LAHORE - In a landmark development, the government and Ittehad Tanzeemul Madaris have reached an agreement over longstanding issue of religious seminaries’ registration and curriculum.

The agreement was reached in a meeting held yesterday in Islamabad between the federal education ministry and the Tanzeem, which represents five boards of seminaries.

Heads of the boards told The Nation that students of religious schools will be taught modern science subjects besides English and Pakistan Studies at different stages and the government would consider their education equivalent to that of the students of the state-run educational institutions after conducting their examination.

The recognition to the seminaries’ education will be given through an act of Parliament, they said.

Introducing reforms in the curriculum of more than 35,000 Madaris across the country and bringing them into mainstream through proper registration was a vital part of National Action Plan, a roadmap prepared by the government in consensus with all political and religious parties in January 2015 to curb terrorism and extremism.

West and some quarters in Pakistan claim students of the Madaris have been involved in terror activities and they are brainwashed to be violent and extremist during their studies, something contradicted by the religious circles who have been bitterly opposed to state interference in their business.

According to some estimates, more than 3.5 million students are receiving religious education in seminaries run under five federations (Wafaq), Wafaqul Madaris al-Arbia of Deobandi school of thought being most powerful of them. The other four are: Tanzeemul Madaris Ehle-Sunnat (Brelvi school of thought), Wafaqul Madaris Al-Salfia (Ehle-Hadith), Wafaqul Madaris (Al-Shia) and Rabtatul Madaris (run under the banner of Jamaat-e-Islami).

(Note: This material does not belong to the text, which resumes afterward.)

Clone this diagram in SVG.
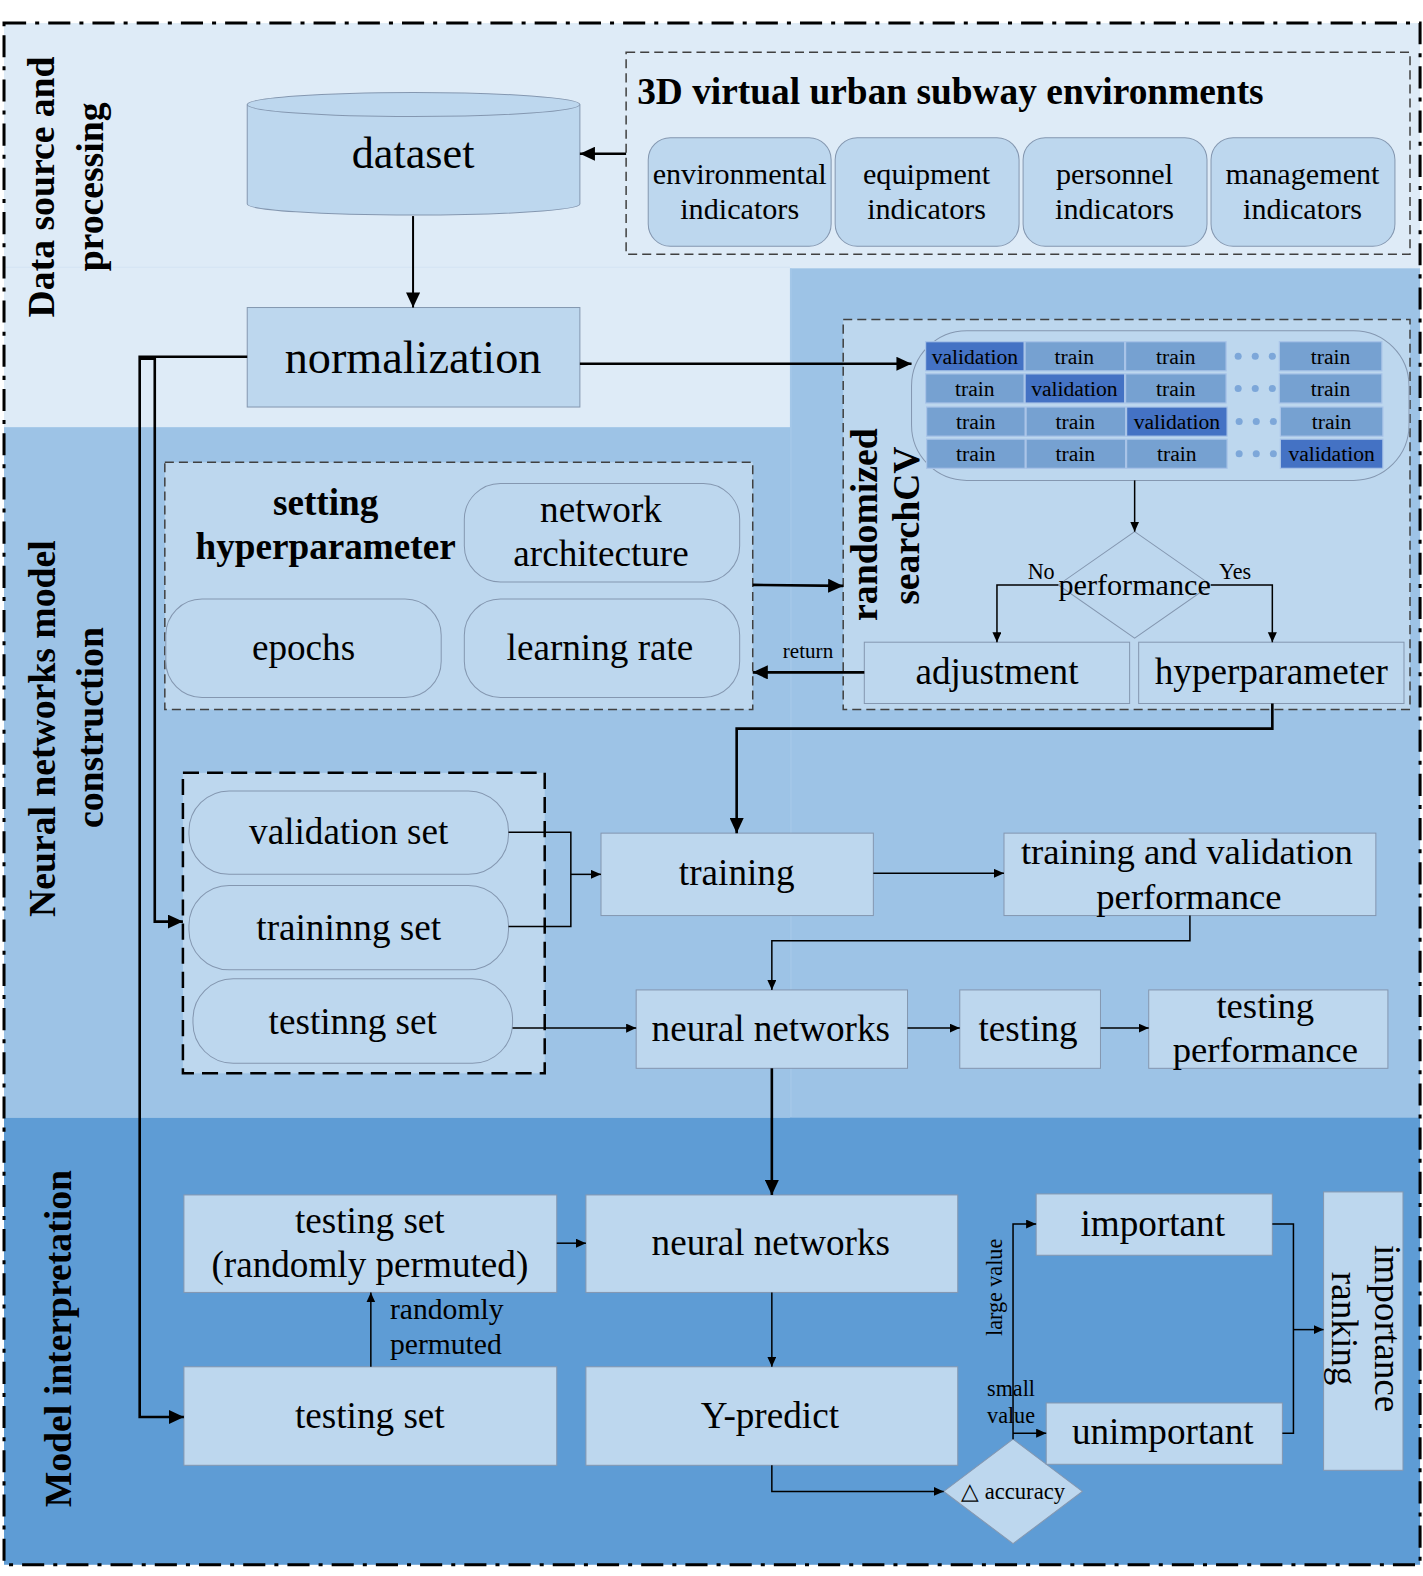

“Students of religious seminaries will be taught all compulsory modern subjects during their eight-year course of Dars-e-Nizami. Their qualification at different stages will be considered equivalent to the students of state-run educational institutions,” heads of Wafaqul Madaris Salfi Dr Zafar Saleem and Rabtatul Madaris Dr Ata-ur-Rehman told The Nation who both attended the meeting, which was presided over by State Minister for Education Engineer Balig-ur-Rehman.

They said the agreement on registration of Madaris had already been reached and yesterday’s meeting was specific to curriculum issues.

“Madaris and the federal government have already agreed on a draft of registration form. The government representatives told us the forms had already been sent to the provinces and now it is up to the provincial governments to forward those to the seminaries for obtaining data about Madaris,” Dr Ata said.

Giving details of the meeting, he said Sanavia Aaama (initial two years of Dars-e-Nizami), Sanvia Khasa (four years), Shahadatul Aalia (six years) and Shahadatul Aalimia (eight years education for completion of seminary degree) will be considered equal to matriculation, intermediate, graduation and masters respectively.

“The government will introduce an act of parliament for the purpose and all educational boards and universities will hold examinations of compulsory subjects for the seminary students to issue them certificates and degrees. Madaris will hire teachers to teach subjects of modern sciences, English, Pakistan Studies etc to the students,” explained Ata-ur-Rehman.

He said the religious boards will have to fulfil all requirements proposed by the government to get legal status of issuing degrees and certificates to their students by conducting their own examinations of modern subjects as well.

The government approached religious leaders a number of times for madrassa reforms. The plan envisaged registration of all seminaries, besides a crackdown against those having direct or indirect links with the ongoing militancy. The clerics would agree to support government effort only to drag their feet later on one excuse or the other.

In January last, following a meeting between Interior Minister Chaudhry Nisar Ali Khan and representatives of the Ittehad Tanzeemul Madaris Pakistan, a joint declaration was issued. It was agreed that separate committees will be formed for registration of seminaries and for introducing reforms in their curricula.

A curricula reforms committee, having representations of the religious affairs ministry, Madaris and provincial governments, was tasked to propose changes in the curricula to counter extremism while a Madaris registration committee was to prepare a registration form to get credentials of unregistered religious schools.

The two sides also agreed to establish a coordination mechanism between Madaris and the government to ensure joint efforts against terrorism. According to new arrangements, Madaris were to receive foreign financial aid only through the government – a move aimed at ensuring proper audit of their funds.